Prisoner wins first round in challenge to terrorism law

This article is more than 3 years old

Mohammed Zahir Khan claims early release legislation discriminates against Muslims

A prisoner convicted of stirring up religious hatred has won the first round in his legal challenge to emergency legislation preventing early automatic release of terrorism offenders.

Lawyers for Mohammed Zahir Khan, who is serving four-and-a-half years, are arguing that the Terrorist Offenders (Restriction of Early Release) Act, which only became law in February, discriminates against Muslims.

In a high court hearing conducted over remote video links, Hugh Southey QC, representing Khan, said terrorist prisoners are being treated differently from other inmates and that the regulations breached his human rights.

The new rules, which require those convicted of terror offences to spend two-thirds of their term in jail before being considered for release, are directed against those holding “particular Islamic beliefs” and have a “disproportionate impact” on Muslims, the court was told.

Under the previous regime, Khan would have been eligible for automatic release in February 2020. He is now due to be considered for release in November 2020.

On Tuesday, Mr Justice Garnham ruled that Khan had an “arguable case” and that his claim should now be fully analysed at a trial. The challenge, he said, raised a matter of “some considerable” importance and public interest. “It needs to be dealt with quickly,” he added.

Khan, who is in his early 40s and originally from Birmingham, had been running a shop in Sunderland when he was arrested. He was sentenced at Newcastle crown court in May 2018 after being convicted of encouraging terrorism and stirring up religious hatred. He admitted encouraging acts of terror and inciting religious hatred via social media.

The terrorist offenders (restriction of early release) bill was introduced into parliament the day after a recently freed terror offender, Sudesh Amman, launched a knife attack in Streatham, south London. Just over three weeks later the bill became law. It was the second attack in the space of three months involving a recently released terrorist, following Usman Khan’s killing of two people near London Bridge.

Hugh Southey QC, who led Khan’s legal team, said the legislation amended an early release regime and extended the “requisite custodial period”. It meant those convicted of terror offences could only be released on licence after a parole board had considered their case.

Southey said the regulations were “unlawfully discriminatory” and breached rights enshrined in the European convention on human rights – the right to liberty and the right not to be held guilty of an offence which did not constitute an offence when it was committed.

“According to the law in force at the time of sentence, he should be entitled to automatic early release at [the] halfway stage of his sentence,” Southey said.

But Sir James Eadie QC, representing the justice secretary, Robert Buckland, said the challenge should be dismissed.
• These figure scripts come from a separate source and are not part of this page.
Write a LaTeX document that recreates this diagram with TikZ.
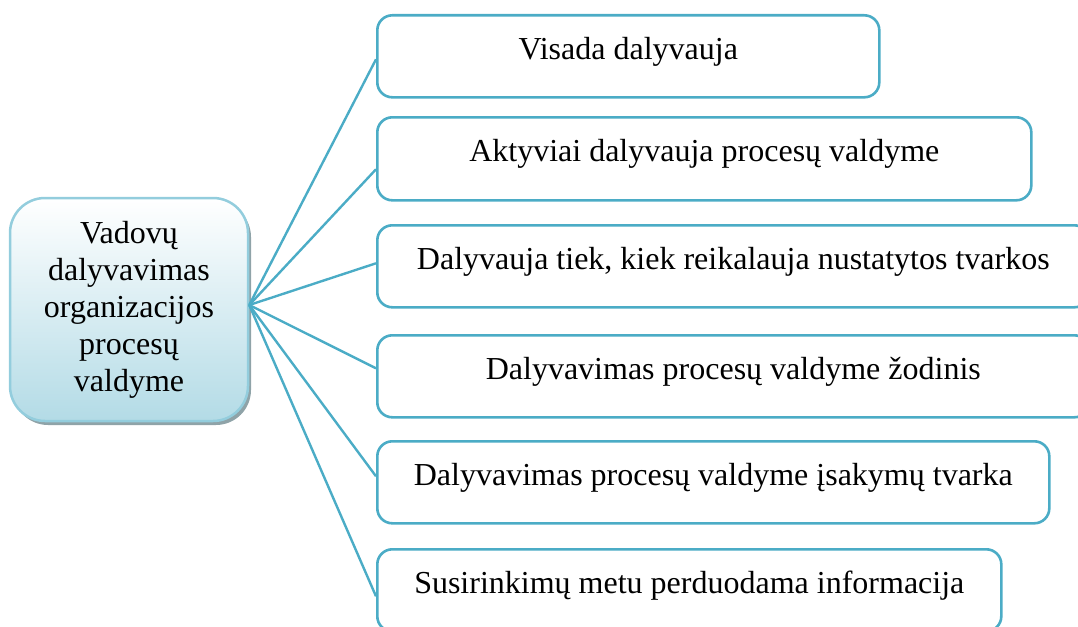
\documentclass[tikz,border=0pt]{standalone}
\usepackage{fontspec}
\setmainfont{Liberation Serif}
\usetikzlibrary{shadows}
\definecolor{aqua}{HTML}{4BACC6}
\definecolor{aqualight}{HTML}{93CDDD}
\definecolor{hubbottom}{HTML}{B3DBE6}
\definecolor{hubshadow}{HTML}{8FA3A8}
\begin{document}
\begin{tikzpicture}[x=1pt,y=-1pt,
  leaf/.style={draw=aqua, line width=2.6pt, rounded corners=15pt, fill=white,
    anchor=north west, inner sep=0pt, minimum height=82pt,
    text height=22pt, text depth=16pt, font=\fontsize{32}{37}\selectfont},
  hub/.style={draw=aqualight, line width=2.5pt, rounded corners=35pt,
    top color=white, bottom color=hubbottom,
    minimum width=238pt, minimum height=223pt, inner sep=0pt,
    align=center, font=\fontsize{32}{37}\selectfont,
    drop shadow={shadow xshift=3pt, shadow yshift=-4pt, fill=hubshadow, opacity=1}},
  link/.style={draw=aqua, line width=2.4pt},
]
\useasboundingbox (0,0) rectangle (1078,626);

% central topic
\node[hub] (lb) at (129,309.5) {Vadovų\\dalyvavimas\\organizacijos\\procesų\\valdyme};

% branches
\node[leaf, minimum width=502pt] (b1) at (376,14)  {Visada dalyvauja};
\node[leaf, minimum width=654pt, minimum height=83pt] (b2) at (376,116) {Aktyviai dalyvauja procesų valdyme};
\node[leaf, minimum width=712pt] (b3) at (376,224) {Dalyvauja tiek, kiek reikalauja nustatytos tvarkos};
\node[leaf, minimum width=712pt] (b4) at (376,334) {Dalyvavimas procesų valdyme žodinis};
\node[leaf, minimum width=672pt] (b5) at (376,440) {Dalyvavimas procesų valdyme įsakymų tvarka};
\node[leaf, minimum width=624pt] (b6) at (376,548) {Susirinkimų metu perduodama informacija};

% connectors from the central topic
\coordinate (hubpt) at ([yshift=4.5pt]lb.east);
\draw[link] (hubpt) -- ([yshift=-3pt]b1.west);
\draw[link] (hubpt) -- ([yshift=-10.5pt]b2.west);
\draw[link] (hubpt) -- ([yshift=3pt]b3.west);
\draw[link] (hubpt) -- ([yshift=8pt]b4.west);
\draw[link] (hubpt) -- ([yshift=6pt]b5.west);
\draw[link] (hubpt) -- ([yshift=-6pt]b6.west);
\end{tikzpicture}
\end{document}
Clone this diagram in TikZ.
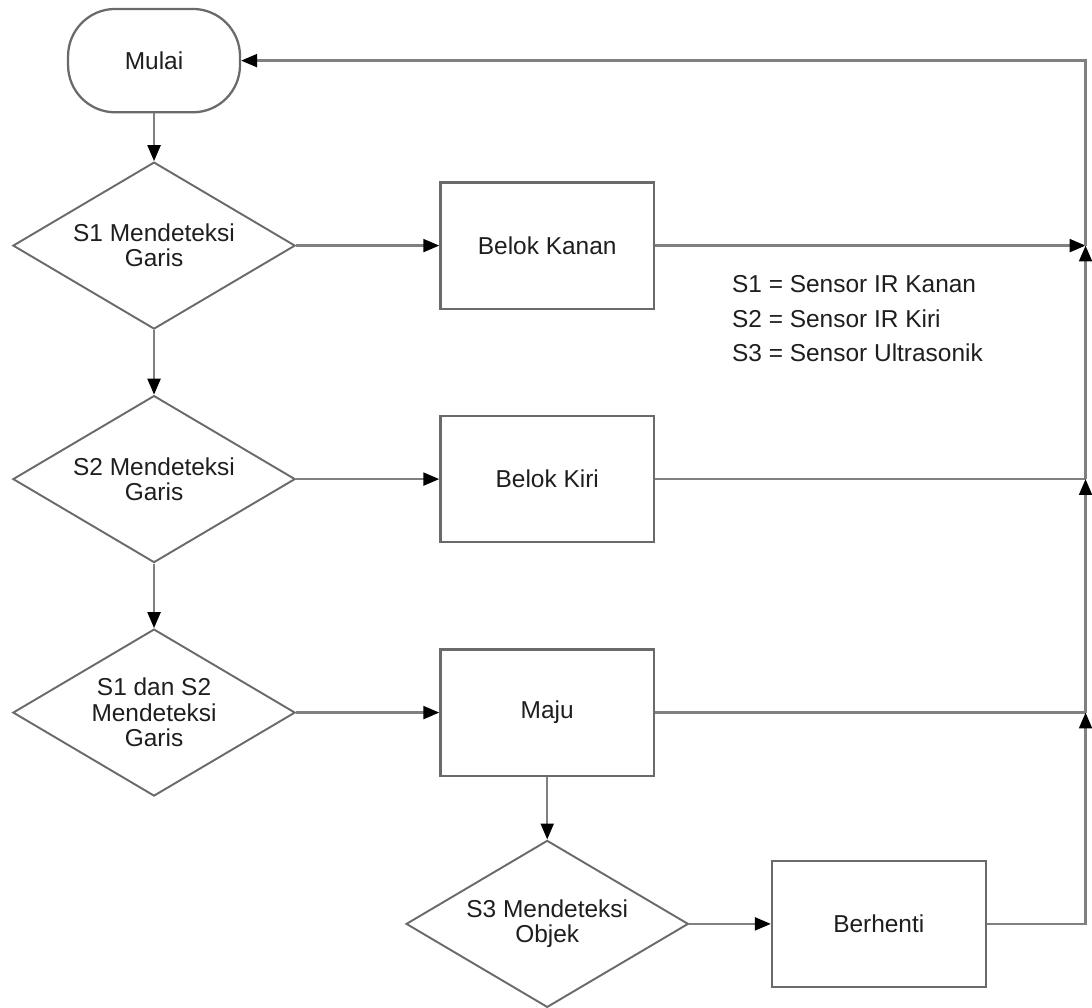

The legislation was not discriminatory, he added. The new provisions applied equally to all terrorist offenders, regardless of “race, religion or otherwise”.

In a written submission to the court, Eadie argued: “The 2020 act pursues the legitimate aim of protecting the public from dangerous offenders, by ensuring that they are kept in custody for a longer proportion of the penalty part of their sentence.

“Where a prisoner is considered by the Parole Board to continue to pose a risk to the public, they will not be released but instead will continue to be detained for the whole of the penalty part of their sentence, as originally imposed by the sentencing court.”

Sir James said parliament was entitled to conclude that terrorist offenders were “to be distinguished on the basis of immediate and significant risk materialising” and the “difficulties in identifying and managing this risk”.

A full trial of the issues is expected in the coming months.